The introduction of a composter turner, irrigation systems and cable cars benefit the production and farmers’ workload. At the same time, they increase the quality of the end product for the customers. Without the collaboration with the various partners, these innovations would not have been possible. "But at the same time it turned out that technology provides no guarantee of success", remembers Philippe Toussaint of Colruyt Group while looking back. "This way of investing creates too little ownership on the part of the farmers. That balance was better in the case of the coffee farmers in Congo.”

In the case of coffee from Congo, the technology of micro-washing stations proved to be the missing link to get quality coffee production going in this context. Around one washing station, 100 farmers are organised into a cooperative, in which the farmers themselves have to co-invest. They are easily accessible for producers and provide local employment. "It is an example of an innovation that has been tested and optimised with farmers," says Joris Aertsens. A danger to the decentralised structure of the micro-washing stations, however, is that the quality is sometimes less easy to guarantee.” But if properly monitored, we can see that it can lead to better quality.

In the passion fruit chain project from Tanzania, a model farm (nucleus farm) of a private company was used. There, small producers from the neighbourhood could see and learn good agricultural practices. Such a model makes it possible to complement a stable 'core production' with a growing group of small producers learning to produce according to the same practices. Low cost technology such as charcoal cooling to preserve passion fruit after harvesting was also introduced via this route. However, the introduction of a new variety went badly. It was pushed through unilaterally by the exporter without consulting the farmers and the other chain actors. A good reminder of why innovation should be inclusive.

Grafting of disease-resistant cocoa plants was introduced to cocoa producers in Nicaragua with the support of Colruyt Group's Collibri Foundation and CURLA University. Young people set up small business units around this knowledge and techniques, for example around the production of organic fertilizer, which are linked to the chain as a service. "Working with young people was crucial", says Karen Janssens of Colruyt Group. "They were open to newer methods such as grafting, while many farmers of the older generation are suspicious of new techniques.”
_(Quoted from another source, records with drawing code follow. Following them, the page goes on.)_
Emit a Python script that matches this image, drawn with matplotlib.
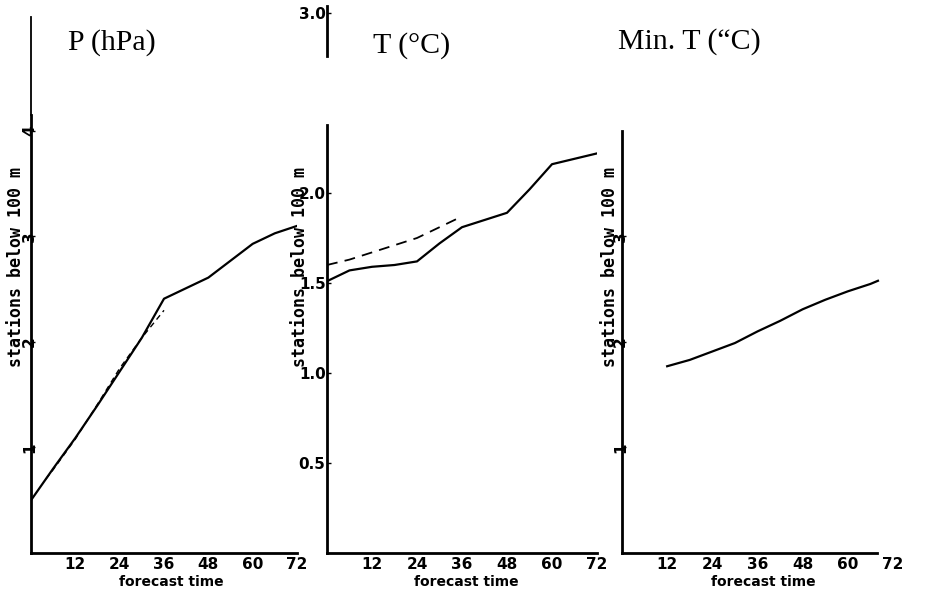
import matplotlib.pyplot as plt

# forecast time (h)
hours = [0, 6, 12, 18, 24, 30, 36, 42, 48, 54, 60, 66, 72]

# P (hPa): stations below 100 m
p_solid = [0.50, 0.80, 1.09, 1.40, 1.72, 2.04, 2.41, 2.51, 2.61, 2.77, 2.93, 3.03, 3.10]
p_dash_hours = [4, 6, 12, 18, 24, 30, 36]
p_dash = [0.70, 0.79, 1.08, 1.41, 1.75, 2.04, 2.30]

# T (C)
t_solid = [1.51, 1.57, 1.59, 1.60, 1.62, 1.72, 1.81, 1.85, 1.89, 2.02, 2.16, 2.19, 2.22]
t_dash_hours = [0, 6, 12, 18, 24, 30, 36]
t_dash = [1.60, 1.63, 1.67, 1.71, 1.75, 1.81, 1.87]

# Min. T (C)
mint_hours = [12, 18, 24, 30, 36, 42, 48, 54, 60, 66, 68]
mint = [1.77, 1.83, 1.91, 1.99, 2.10, 2.20, 2.31, 2.40, 2.48, 2.55, 2.58]

xticks = [12, 24, 36, 48, 60, 72]
titles = ['P (hPa)', 'T (°C)', 'Min. T (“C)']

W, H = 930, 597
fig = plt.figure(figsize=(W / 100, H / 100), dpi=100)


def box(l, r, b, t):
    # pixel box -> figure fraction
    return [l / W, 1 - b / H, (r - l) / W, (b - t) / H]


def fx(x):
    return x / W


def fy(y):
    return 1 - y / H


tickkw = dict(fontfamily='DejaVu Sans', fontweight='bold', fontsize=11)

ax1 = fig.add_axes(box(31, 297, 553, 17))
ax2 = fig.add_axes(box(327, 597, 553, 13))
ax3 = fig.add_axes(box(622, 893, 553, 17))

for ax in (ax1, ax2, ax3):
    for s in ('top', 'right'):
        ax.spines[s].set_visible(False)
    for s in ('left', 'bottom'):
        ax.spines[s].set_linewidth(2)
    ax.set_xlim(0, 72)
    ax.set_xticks(xticks)
    ax.set_xticklabels([str(v) for v in xticks], **tickkw)
    ax.tick_params(axis='x', direction='in', length=0, pad=3)
    ax.tick_params(axis='y', direction='in', length=3, width=1, pad=1)
    ax.patch.set_alpha(0)

# panel 1
ax1.set_ylim(0, 5.08)
ax1.spines['left'].set_bounds(0, 4.15)
ax1.plot([0, 0], [4.15, 5.08], color='k', lw=1.3, clip_on=False)
ax1.set_yticks([1, 2, 3, 4])
ax1.set_yticklabels(['1', '2', '3', '4'], rotation=90, ha='center', va='center', **tickkw)
ax1.plot(hours, p_solid, color='k', lw=1.6)
ax1.plot(p_dash_hours, p_dash, color='k', lw=1.0, dashes=(4, 3))

# panel 2
ax2.set_ylim(0, 3.0)
ax2.spines['left'].set_bounds(0, 2.38)
ax2.plot([0, 0], [2.76, 3.04], color='k', lw=2, clip_on=False)
ax2.set_yticks([0.5, 1.0, 1.5, 2.0, 3.0])
ax2.set_yticklabels(['0.5', '1.0', '1.5', '2.0', '3.0'], **tickkw)
ax2.plot(hours, t_solid, color='k', lw=1.6)
ax2.plot(t_dash_hours, t_dash, color='k', lw=1.3, dashes=(6, 4))

# panel 3
ax3.set_ylim(0, 5.08)
ax3.spines['left'].set_bounds(0, 4.0)
ax3.spines['bottom'].set_bounds(0, 67.8)
ax3.set_yticks([1, 2, 3])
ax3.set_yticklabels(['1', '2', '3'], rotation=90, ha='center', va='center', **tickkw)
ax3.plot(mint_hours, mint, color='k', lw=1.6)

# titles
for x, y, s in [(68, 50, titles[0]), (373, 53, titles[1]), (618, 49, titles[2])]:
    fig.text(fx(x), fy(y), s, family='Liberation Serif', fontsize=21.5, va='baseline', ha='left')

# axis labels
for x in (171, 466, 763):
    fig.text(fx(x), fy(582), 'forecast time', ha='center', va='center',
             family='DejaVu Sans', fontweight='bold', fontsize=10)
for x in (16, 300, 610):
    fig.text(fx(x), fy(267), 'stations below 100 m', ha='center', va='center', rotation=90,
             family='DejaVu Sans Mono', fontweight='bold', fontsize=12)

fig.savefig('out.png', dpi=100)
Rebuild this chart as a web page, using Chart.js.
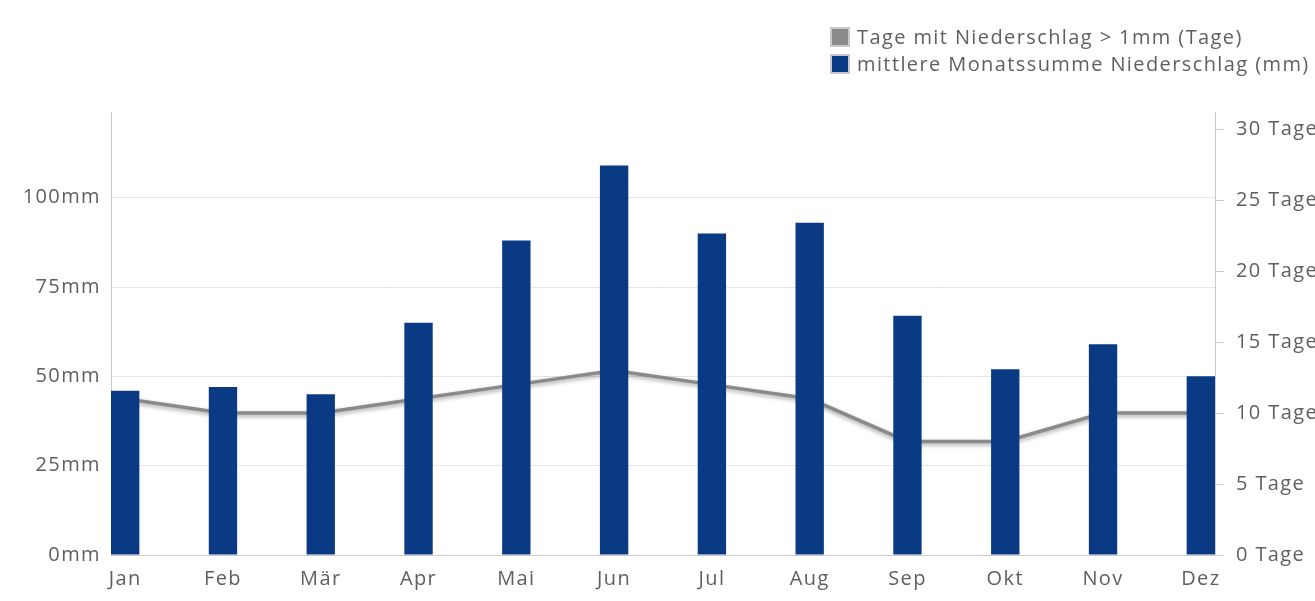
<!DOCTYPE html>
<html lang="de">
<head>
    <meta charset="UTF-8">
    <title>Niederschlag</title>
    <script src="https://cdn.jsdelivr.net/npm/chart.js"></script>
    <style>
        html, body { margin: 0; padding: 0; background: #fff; overflow: hidden; }
        #wrap { position: relative; width: 1315px; height: 601px; }
        #legend {
            position: absolute; left: 830px; top: 23px;
            font-family: 'Open Sans', sans-serif; font-size: 20px; color: #5f5f5f;
            letter-spacing: 1.4px; white-space: nowrap;
        }
        .item { display: flex; align-items: center; height: 27px; }
        .box { width: 20px; height: 20px; border: 2px solid #c8c8c8; box-sizing: border-box; margin-right: 7px; }
    </style>
</head>
<body>
    <div id="wrap">
        <canvas id="rainChart" width="1315" height="601"></canvas>
        <div id="legend"></div>
    </div>

    <script>
        const months = ['Jan', 'Feb', 'Mär', 'Apr', 'Mai', 'Jun', 'Jul', 'Aug', 'Sep', 'Okt', 'Nov', 'Dez'];
        const rainMm = [46, 47, 45, 65, 88, 109, 90, 93, 67, 52, 59, 50];
        const rainDays = [11, 10, 10, 11, 12, 13, 12, 11, 8, 8, 10, 10];

        const daysLabel = 'Tage mit Niederschlag > 1mm (Tage)';
        const mmLabel = 'mittlere Monatssumme Niederschlag (mm)';

        const textColor = '#5f5f5f';
        const font = { family: "'Open Sans'", size: 20 };
        const spacing = '1.4px';

        // letter spacing for all canvas text (canvas resets state on resize)
        const textSpacing = {
            id: 'textSpacing',
            beforeLayout(chart) { chart.ctx.letterSpacing = spacing; },
            beforeDraw(chart) { chart.ctx.letterSpacing = spacing; }
        };

        // soft shadow under the days line
        const lineShadow = {
            id: 'lineShadow',
            beforeDatasetDraw(chart, args) {
                if (chart.data.datasets[args.index].type !== 'line') return;
                const ctx = chart.ctx;
                ctx.save();
                ctx.shadowColor = 'rgba(0,0,0,0.35)';
                ctx.shadowBlur = 4;
                ctx.shadowOffsetY = 2;
            },
            afterDatasetDraw(chart, args) {
                if (chart.data.datasets[args.index].type !== 'line') return;
                chart.ctx.restore();
            }
        };

        const ctx = document.getElementById('rainChart').getContext('2d');
        const rainChart = new Chart(ctx, {
            type: 'bar',
            data: {
                datasets: [{
                    type: 'line',
                    label: daysLabel,
                    data: rainDays.map((v, i) => ({ x: i, y: v })),
                    yAxisID: 'yDays',
                    borderColor: '#8a8a8a',
                    backgroundColor: '#8a8a8a',
                    borderWidth: 3.5,
                    pointRadius: 0,
                    tension: 0,
                    order: 2
                }, {
                    type: 'bar',
                    label: mmLabel,
                    data: rainMm.map((v, i) => ({ x: i, y: v })),
                    yAxisID: 'yMm',
                    backgroundColor: '#0a3a84',
                    barPercentage: 0.29,
                    categoryPercentage: 1,
                    order: 1
                }]
            },
            options: {
                responsive: false,
                animation: false,
                devicePixelRatio: 1,
                layout: { padding: { top: 112, left: 0, right: 0, bottom: 0 } },
                plugins: { legend: { display: false }, tooltip: { enabled: false } },
                scales: {
                    x: {
                        type: 'linear',
                        offset: false,
                        min: -0.145,
                        max: 11.145,
                        afterBuildTicks: s => { s.ticks = months.map((m, i) => ({ value: i })); },
                        ticks: { callback: v => months[v], color: textColor, font: font, padding: 12, maxRotation: 0, autoSkip: false },
                        grid: { display: false, drawTicks: false },
                        border: { color: '#ccc' },
                        afterFit: s => { s.height = 46; }
                    },
                    yMm: {
                        position: 'left',
                        min: 0,
                        max: 124,
                        afterBuildTicks: s => { s.ticks = s.ticks.filter(t => t.value % 25 === 0); },
                        ticks: { stepSize: 25, includeBounds: false, callback: v => v + 'mm', color: textColor, font: font, padding: 10 },
                        grid: { color: '#e6e6e6', drawTicks: false },
                        border: { color: '#ccc' },
                        afterFit: s => { s.width = 111; }
                    },
                    yDays: {
                        position: 'right',
                        min: 0,
                        max: 31.2,
                        afterBuildTicks: s => { s.ticks = s.ticks.filter(t => t.value % 5 === 0); },
                        ticks: { stepSize: 5, includeBounds: false, callback: v => v + ' Tage', color: textColor, font: font, padding: 12 },
                        grid: { drawOnChartArea: false, tickLength: 9, color: '#ccc' },
                        border: { color: '#ccc' },
                        afterFit: s => { s.width = 100; }
                    }
                }
            },
            plugins: [textSpacing, lineShadow]
        });

        // legend as html, built from the datasets
        const legend = document.getElementById('legend');
        rainChart.data.datasets.forEach(ds => {
            const item = document.createElement('div');
            item.className = 'item';
            const box = document.createElement('span');
            box.className = 'box';
            box.style.background = ds.backgroundColor;
            item.appendChild(box);
            item.appendChild(document.createTextNode(ds.label));
            legend.appendChild(item);
        });
    </script>
</body>
</html>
"But innovation is not limited to new techniques and technologies," concludes Philippe Toussaint. "You can also find it in the process of collaboration and the tools that are used. I am thinking of the workshop methodology and the step-by-step plan that we developed, the screening tool or the application of LINK methodology,... Within the context, these were all innovations".

To summarise: this is what we learned

  • Willingness of partners to actually find a solution requires thinking (and acting) outside of traditional schemes and roles.
  • A (financial) analysis of the cooperative is important. This makes it possible to identify pain points and respond to them. Through temporary pre-financing or access to an export market, they can sometimes grow faster and then gain easier access to new services, e.g. a loan from a bank.
  • Training and access to knowledge are essential to strengthen farmers' organisations and make them fully-fledged partners. Colruyt Group can play a unique role here with its Collibri Foundation fund by linking commercial and training projects.
  • Technology and innovation must be supported by all parties. Farmers want to take ownership. In this way, innovation will be applied effectively.
  • Young people are a potential channel for innovations and new techniques, for example through training programmes. They are by nature more open to innovation.